=== Source code of charts ===
----

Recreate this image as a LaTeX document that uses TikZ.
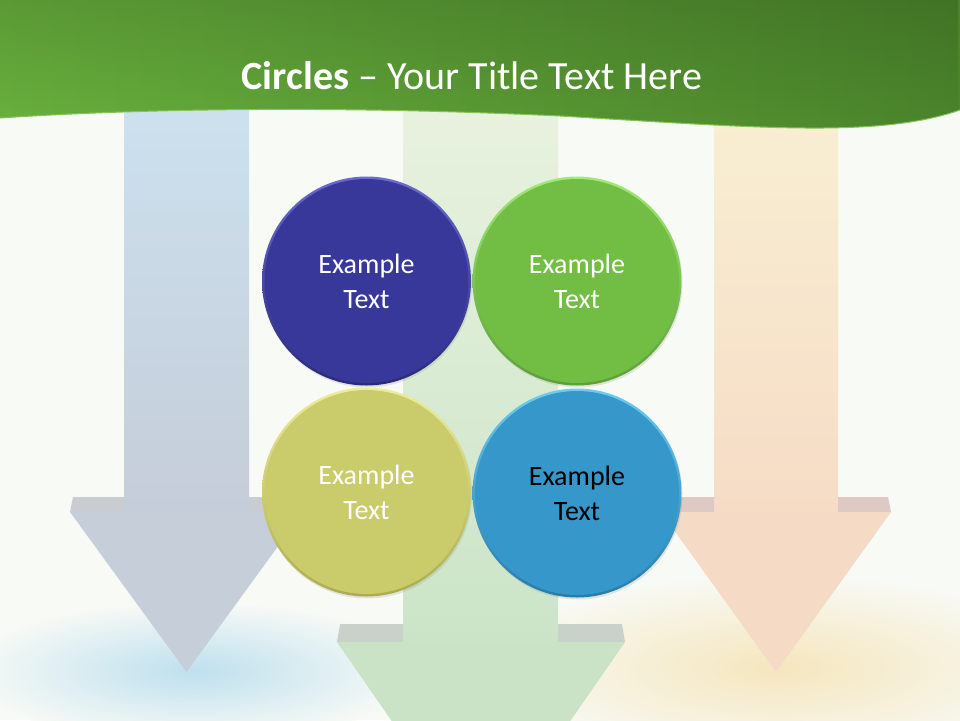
\documentclass[tikz,border=0pt]{standalone}
\usepackage{fontspec}
\setmainfont{Carlito}
\usetikzlibrary{shadows,fadings}
\definecolor{bgc}{HTML}{F8FAF6}
\definecolor{bandL}{HTML}{6AB33E}
\definecolor{bandR}{HTML}{4C862C}
\definecolor{bandLine}{HTML}{86C45A}
\definecolor{lshT}{HTML}{CCE1EE}
\definecolor{lshB}{HTML}{C5CDD9}
\definecolor{lhead}{HTML}{C6CED9}
\definecolor{lband}{HTML}{C9CCD2}
\definecolor{cshT}{HTML}{E9F2DF}
\definecolor{cshB}{HTML}{CBE4C8}
\definecolor{chead}{HTML}{CAE3C7}
\definecolor{cband}{HTML}{C9D1CB}
\definecolor{rshT}{HTML}{F8EFD3}
\definecolor{rshB}{HTML}{F6DCC6}
\definecolor{rhead}{HTML}{F5DAC6}
\definecolor{rband}{HTML}{DFC9C4}
\definecolor{glowB}{HTML}{BEE0EE}
\definecolor{glowY}{HTML}{F5E6BD}
\definecolor{navyM}{HTML}{38389A}
\definecolor{navyT}{HTML}{6A6AD0}
\definecolor{navyB}{HTML}{2A2A78}
\definecolor{limeM}{HTML}{72BE45}
\definecolor{limeT}{HTML}{A0EA75}
\definecolor{limeB}{HTML}{5E9E38}
\definecolor{oliveM}{HTML}{CACB6B}
\definecolor{oliveT}{HTML}{EDED95}
\definecolor{oliveB}{HTML}{ABAC52}
\definecolor{skyM}{HTML}{3597CA}
\definecolor{skyT}{HTML}{6CCDF4}
\definecolor{skyB}{HTML}{287BA8}
\begin{document}
\begin{tikzpicture}[x=1pt,y=-1pt,
 bubble/.style={circle,minimum size=209pt,inner sep=0pt,align=center,
  font=\fontsize{28}{35}\selectfont,
  drop shadow={opacity=0.18,shadow xshift=1pt,shadow yshift=-2pt}},
 bevel/.style={path picture={\fill[#1] (path picture bounding box.center) circle (102pt);}}]
 \useasboundingbox (0,0) rectangle (960,720);
 \fill[bgc] (0,0) rectangle (960,720);
 \shade[inner color=glowB,outer color=bgc] (193,671) ellipse (230 and 70);
 \shade[inner color=glowY,outer color=bgc] (778,668) ellipse (300 and 95);
 \shade[top color=lshT,bottom color=lshB] (124,100) rectangle (249,512);
 \fill[lband] (70,512)--(73,497)--(124,497)--(124,512)--cycle;
 \fill[lband] (249,512)--(249,497)--(300,497)--(303,512)--cycle;
 \fill[lhead] (70,512)--(303,512)--(186.5,672)--cycle;
 \shade[top color=cshT,bottom color=cshB] (403,100) rectangle (558,642);
 \fill[cband] (337,642)--(340,624)--(403,624)--(403,642)--cycle;
 \fill[cband] (558,642)--(558,624)--(622,624)--(625,642)--cycle;
 \fill[chead] (337,642)--(625,642)--(481,850)--cycle;
 \shade[top color=rshT,bottom color=rshB] (714,100) rectangle (838,512);
 \fill[rband] (661,512)--(664,497)--(714,497)--(714,512)--cycle;
 \fill[rband] (838,512)--(838,497)--(888,497)--(891,512)--cycle;
 \fill[rhead] (661,512)--(891,512)--(776,672)--cycle;
 \shade[left color=bandL,right color=bandR] (0,0)--(960,0)--(960,110) .. controls (880,138) and (760,128) .. (560,116) .. controls (350,106) and (150,108) .. (0,118)--cycle;
 \fill[black,opacity=0.14,path fading=south] (0,0)--(960,0)--(960,110) .. controls (880,138) and (760,128) .. (560,116) .. controls (350,106) and (150,108) .. (0,118)--cycle;
 \draw[bandLine,line width=1pt] (960,110) .. controls (880,138) and (760,128) .. (560,116) .. controls (350,106) and (150,108) .. (0,118);
 \node[bubble,top color=navyT,bottom color=navyB,bevel=navyM,text=white] (c1) at (366.5,281) {Example\\Text};
 \node[bubble,top color=limeT,bottom color=limeB,bevel=limeM,text=white] (c2) at (577,281) {Example\\Text};
 \node[bubble,top color=oliveT,bottom color=oliveB,bevel=oliveM,text=white] (c3) at (366.5,492) {Example\\Text};
 \node[bubble,top color=skyT,bottom color=skyB,bevel=skyM,text=black] (c4) at (577,493) {Example\\Text};
 \node[text=white,font=\fontsize{40}{48}\selectfont] (title) at (472,76) {\textbf{Circles} -- Your Title Text Here};
\end{tikzpicture}
\end{document}
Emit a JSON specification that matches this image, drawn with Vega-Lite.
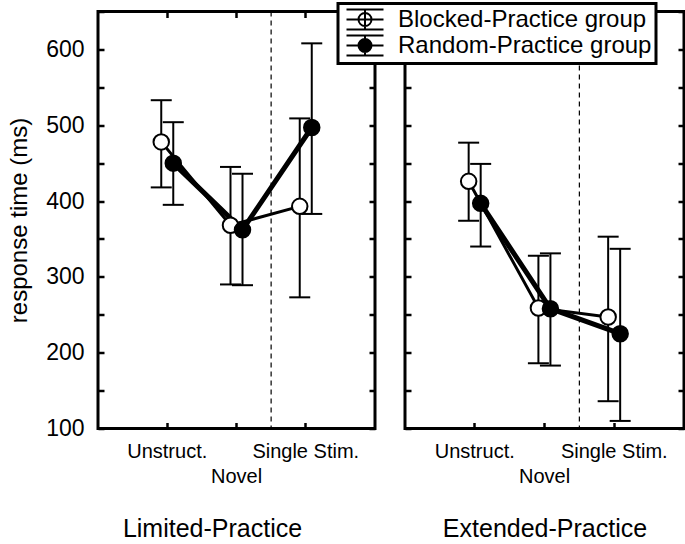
{
  "$schema": "https://vega.github.io/schema/vega-lite/v6.json",
  "padding": {"left": 5, "top": 1.5, "right": 3, "bottom": 5},
  "background": "white",
  "datasets": {
    "rt": [
      {"panel": "Limited-Practice", "cond": "Unstruct.", "group": "Blocked-Practice group", "mean": 478, "lo": 418, "hi": 533},
      {"panel": "Limited-Practice", "cond": "Novel", "group": "Blocked-Practice group", "mean": 368, "lo": 290, "hi": 445},
      {"panel": "Limited-Practice", "cond": "Single Stim.", "group": "Blocked-Practice group", "mean": 393, "lo": 273, "hi": 509},
      {"panel": "Limited-Practice", "cond": "Unstruct.", "group": "Random-Practice group", "mean": 450, "lo": 395, "hi": 504},
      {"panel": "Limited-Practice", "cond": "Novel", "group": "Random-Practice group", "mean": 362, "lo": 289, "hi": 436},
      {"panel": "Limited-Practice", "cond": "Single Stim.", "group": "Random-Practice group", "mean": 497, "lo": 383, "hi": 608},
      {"panel": "Extended-Practice", "cond": "Unstruct.", "group": "Blocked-Practice group", "mean": 426, "lo": 374, "hi": 477},
      {"panel": "Extended-Practice", "cond": "Novel", "group": "Blocked-Practice group", "mean": 259, "lo": 186, "hi": 328},
      {"panel": "Extended-Practice", "cond": "Single Stim.", "group": "Blocked-Practice group", "mean": 247, "lo": 136, "hi": 353},
      {"panel": "Extended-Practice", "cond": "Unstruct.", "group": "Random-Practice group", "mean": 397, "lo": 340, "hi": 449},
      {"panel": "Extended-Practice", "cond": "Novel", "group": "Random-Practice group", "mean": 258, "lo": 183, "hi": 331},
      {"panel": "Extended-Practice", "cond": "Single Stim.", "group": "Random-Practice group", "mean": 225, "lo": 110, "hi": 337}
    ],
    "divider": [{"boundary": 2.5}]
  },
  "config": {
    "font": "Liberation Sans",
    "view": {"stroke": "black", "strokeWidth": 3},
    "axis": {
      "domain": false, "grid": false, "ticks": true,
      "tickColor": "black", "tickWidth": 2.5, "tickSize": 6, "offset": -6,
      "labelColor": "black", "titleColor": "black",
      "labelFont": "Liberation Sans", "titleFont": "Liberation Sans",
      "titleFontWeight": "normal"
    },
    "axisX": {"labelFontSize": 20, "titleFontSize": 25},
    "axisY": {"labelFontSize": 23, "titleFontSize": 24},
    "legend": {"strokeWidth": 3}
  },
  "spacing": 30,
  "bounds": "flush",
  "resolve": {"scale": {"fill": "shared"}, "legend": {"fill": "shared"}},
  "hconcat": [
    {
      "width": 277, "height": 417,
      "data": {"name": "rt"},
      "transform": [{"filter": "datum.panel == 'Limited-Practice'"}],
      "layer": [
        {
          "mark": {"type": "rule", "color": "black", "strokeWidth": 2},
          "encoding": {
            "x": {"field": "cond", "type": "nominal",
              "scale": {"type": "band", "domain": ["Unstruct.", "Novel", "Single Stim."], "paddingInner": 0.653, "paddingOuter": 0.8266},
              "axis": {"orient": "bottom", "labelAngle": 0, "labelBaseline": "alphabetic",
                "labelPadding": {"condition": {"test": "datum.value == 'Novel'", "value": 54}, "value": 29},
                "title": "Limited-Practice", "titleX": 114, "titleY": 114, "titleBaseline": "alphabetic"}},
            "xOffset": {"field": "group", "type": "nominal", "scale": {"paddingInner": 0, "paddingOuter": 0}},
            "y": {"field": "lo", "type": "quantitative", "scale": {"domain": [100, 650]},
              "axis": {"values": [100, 150, 200, 250, 300, 350, 400, 450, 500, 550, 600, 650], "orient": "left",
                "labelExpr": "datum.value % 100 == 0 && datum.value <= 600 ? datum.label : ''",
                "labelPadding": 14,
                "title": "response time (ms)", "titleX": -85, "titleBaseline": "middle"}},
            "y2": {"field": "hi"}
          }
        },
        {
          "mark": {"type": "tick", "orient": "horizontal", "color": "black", "thickness": 2, "size": 21, "opacity": 1},
          "encoding": {
            "x": {"field": "cond", "type": "nominal",
              "scale": {"type": "band", "domain": ["Unstruct.", "Novel", "Single Stim."], "paddingInner": 0.653, "paddingOuter": 0.8266}, "axis": null},
            "xOffset": {"field": "group", "type": "nominal", "scale": {"paddingInner": 0, "paddingOuter": 0}},
            "y": {"field": "lo", "type": "quantitative", "axis": null}
          }
        },
        {
          "mark": {"type": "tick", "orient": "horizontal", "color": "black", "thickness": 2, "size": 21, "opacity": 1},
          "encoding": {
            "x": {"field": "cond", "type": "nominal",
              "scale": {"type": "band", "domain": ["Unstruct.", "Novel", "Single Stim."], "paddingInner": 0.653, "paddingOuter": 0.8266},
              "axis": {"orient": "top", "labels": false, "title": null}},
            "xOffset": {"field": "group", "type": "nominal", "scale": {"paddingInner": 0, "paddingOuter": 0}},
            "y": {"field": "hi", "type": "quantitative",
              "axis": {"values": [100, 150, 200, 250, 300, 350, 400, 450, 500, 550, 600, 650], "orient": "right", "labels": false, "title": null}}
          }
        },
        {
          "transform": [{"filter": "datum.group == 'Blocked-Practice group'"}],
          "mark": {"type": "line", "color": "black", "strokeWidth": 3},
          "encoding": {
            "x": {"field": "cond", "type": "nominal",
              "scale": {"type": "band", "domain": ["Unstruct.", "Novel", "Single Stim."], "paddingInner": 0.653, "paddingOuter": 0.8266}, "axis": null},
            "xOffset": {"field": "group", "type": "nominal", "scale": {"domain": ["Blocked-Practice group", "Random-Practice group"], "paddingInner": 0, "paddingOuter": 0}},
            "y": {"field": "mean", "type": "quantitative", "axis": null}
          }
        },
        {
          "transform": [{"filter": "datum.group == 'Random-Practice group'"}],
          "mark": {"type": "line", "color": "black", "strokeWidth": 5},
          "encoding": {
            "x": {"field": "cond", "type": "nominal",
              "scale": {"type": "band", "domain": ["Unstruct.", "Novel", "Single Stim."], "paddingInner": 0.653, "paddingOuter": 0.8266}, "axis": null},
            "xOffset": {"field": "group", "type": "nominal", "scale": {"domain": ["Blocked-Practice group", "Random-Practice group"], "paddingInner": 0, "paddingOuter": 0}},
            "y": {"field": "mean", "type": "quantitative", "axis": null}
          }
        },
        {
          "mark": {"type": "point", "shape": "circle", "filled": true, "stroke": "black", "strokeWidth": 2, "size": 240, "opacity": 1},
          "encoding": {
            "x": {"field": "cond", "type": "nominal",
              "scale": {"type": "band", "domain": ["Unstruct.", "Novel", "Single Stim."], "paddingInner": 0.653, "paddingOuter": 0.8266}, "axis": null},
            "xOffset": {"field": "group", "type": "nominal", "scale": {"paddingInner": 0, "paddingOuter": 0}},
            "y": {"field": "mean", "type": "quantitative", "axis": null},
            "fill": {"field": "group", "type": "nominal",
              "scale": {"domain": ["Blocked-Practice group", "Random-Practice group"], "range": ["white", "black"]},
              "legend": {"title": null, "orient": "none", "legendX": 240, "legendY": -8,
                "symbolType": "M -1.85 -1 L 1.85 -1 M -1.85 0 L 1.85 0 M -1.85 1 L 1.85 1 M 0 -1 L 0 1 M -0.65 0 A 0.65 0.65 0 1 0 0.65 0 A 0.65 0.65 0 1 0 -0.65 0 Z",
                "symbolSize": 400, "symbolStrokeColor": "black", "symbolStrokeWidth": 2, "symbolOpacity": 1,
                "symbolOffset": 11, "labelOffset": 21, "labelLimit": 400,
                "labelFontSize": 24, "labelFont": "Liberation Sans", "labelColor": "black",
                "strokeColor": "black", "fillColor": "white", "padding": 4, "rowPadding": -2}}
          }
        },
        {
          "data": {"name": "divider"},
          "mark": {"type": "rule", "color": "black", "strokeWidth": 1.2, "strokeDash": [5, 4]},
          "encoding": {"x": {"field": "boundary", "type": "quantitative", "scale": {"domain": [0, 4]}, "axis": null}}
        }
      ],
      "resolve": {"scale": {"x": "independent"}, "axis": {"x": "independent", "y": "independent"}}
    },
    {
      "width": 279, "height": 417,
      "data": {"name": "rt"},
      "transform": [{"filter": "datum.panel == 'Extended-Practice'"}],
      "layer": [
        {
          "mark": {"type": "rule", "color": "black", "strokeWidth": 2},
          "encoding": {
            "x": {"field": "cond", "type": "nominal",
              "scale": {"type": "band", "domain": ["Unstruct.", "Novel", "Single Stim."], "paddingInner": 0.653, "paddingOuter": 0.8266},
              "axis": {"orient": "bottom", "labelAngle": 0, "labelBaseline": "alphabetic",
                "labelPadding": {"condition": {"test": "datum.value == 'Novel'", "value": 54}, "value": 29},
                "title": "Extended-Practice", "titleY": 114, "titleBaseline": "alphabetic"}},
            "xOffset": {"field": "group", "type": "nominal", "scale": {"paddingInner": 0, "paddingOuter": 0}},
            "y": {"field": "lo", "type": "quantitative", "scale": {"domain": [100, 650]},
              "axis": {"values": [100, 150, 200, 250, 300, 350, 400, 450, 500, 550, 600, 650], "orient": "left", "labels": false, "title": null}},
            "y2": {"field": "hi"}
          }
        },
        {
          "mark": {"type": "tick", "orient": "horizontal", "color": "black", "thickness": 2, "size": 21, "opacity": 1},
          "encoding": {
            "x": {"field": "cond", "type": "nominal",
              "scale": {"type": "band", "domain": ["Unstruct.", "Novel", "Single Stim."], "paddingInner": 0.653, "paddingOuter": 0.8266}, "axis": null},
            "xOffset": {"field": "group", "type": "nominal", "scale": {"paddingInner": 0, "paddingOuter": 0}},
            "y": {"field": "lo", "type": "quantitative", "axis": null}
          }
        },
        {
          "mark": {"type": "tick", "orient": "horizontal", "color": "black", "thickness": 2, "size": 21, "opacity": 1},
          "encoding": {
            "x": {"field": "cond", "type": "nominal",
              "scale": {"type": "band", "domain": ["Unstruct.", "Novel", "Single Stim."], "paddingInner": 0.653, "paddingOuter": 0.8266},
              "axis": {"orient": "top", "labels": false, "title": null}},
            "xOffset": {"field": "group", "type": "nominal", "scale": {"paddingInner": 0, "paddingOuter": 0}},
            "y": {"field": "hi", "type": "quantitative",
              "axis": {"values": [100, 150, 200, 250, 300, 350, 400, 450, 500, 550, 600, 650], "orient": "right", "labels": false, "title": null}}
          }
        },
        {
          "transform": [{"filter": "datum.group == 'Blocked-Practice group'"}],
          "mark": {"type": "line", "color": "black", "strokeWidth": 3},
          "encoding": {
            "x": {"field": "cond", "type": "nominal",
              "scale": {"type": "band", "domain": ["Unstruct.", "Novel", "Single Stim."], "paddingInner": 0.653, "paddingOuter": 0.8266}, "axis": null},
            "xOffset": {"field": "group", "type": "nominal", "scale": {"domain": ["Blocked-Practice group", "Random-Practice group"], "paddingInner": 0, "paddingOuter": 0}},
            "y": {"field": "mean", "type": "quantitative", "axis": null}
          }
        },
        {
          "transform": [{"filter": "datum.group == 'Random-Practice group'"}],
          "mark": {"type": "line", "color": "black", "strokeWidth": 5},
          "encoding": {
            "x": {"field": "cond", "type": "nominal",
              "scale": {"type": "band", "domain": ["Unstruct.", "Novel", "Single Stim."], "paddingInner": 0.653, "paddingOuter": 0.8266}, "axis": null},
            "xOffset": {"field": "group", "type": "nominal", "scale": {"domain": ["Blocked-Practice group", "Random-Practice group"], "paddingInner": 0, "paddingOuter": 0}},
            "y": {"field": "mean", "type": "quantitative", "axis": null}
          }
        },
        {
          "mark": {"type": "point", "shape": "circle", "filled": true, "stroke": "black", "strokeWidth": 2, "size": 240, "opacity": 1},
          "encoding": {
            "x": {"field": "cond", "type": "nominal",
              "scale": {"type": "band", "domain": ["Unstruct.", "Novel", "Single Stim."], "paddingInner": 0.653, "paddingOuter": 0.8266}, "axis": null},
            "xOffset": {"field": "group", "type": "nominal", "scale": {"paddingInner": 0, "paddingOuter": 0}},
            "y": {"field": "mean", "type": "quantitative", "axis": null},
            "fill": {"field": "group", "type": "nominal",
              "scale": {"domain": ["Blocked-Practice group", "Random-Practice group"], "range": ["white", "black"]},
              "legend": {"title": null, "orient": "none", "legendX": 240, "legendY": -8,
                "symbolType": "M -1.85 -1 L 1.85 -1 M -1.85 0 L 1.85 0 M -1.85 1 L 1.85 1 M 0 -1 L 0 1 M -0.65 0 A 0.65 0.65 0 1 0 0.65 0 A 0.65 0.65 0 1 0 -0.65 0 Z",
                "symbolSize": 400, "symbolStrokeColor": "black", "symbolStrokeWidth": 2, "symbolOpacity": 1,
                "symbolOffset": 11, "labelOffset": 21, "labelLimit": 400,
                "labelFontSize": 24, "labelFont": "Liberation Sans", "labelColor": "black",
                "strokeColor": "black", "fillColor": "white", "padding": 4, "rowPadding": -2}}
          }
        },
        {
          "data": {"name": "divider"},
          "mark": {"type": "rule", "color": "black", "strokeWidth": 1.2, "strokeDash": [5, 4]},
          "encoding": {"x": {"field": "boundary", "type": "quantitative", "scale": {"domain": [0, 4]}, "axis": null}}
        }
      ],
      "resolve": {"scale": {"x": "independent"}, "axis": {"x": "independent", "y": "independent"}}
    }
  ]
}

----

=== Aim ===
Your answer should be a single number: the count of lines holding the word "image".

=== Exercise output ===
2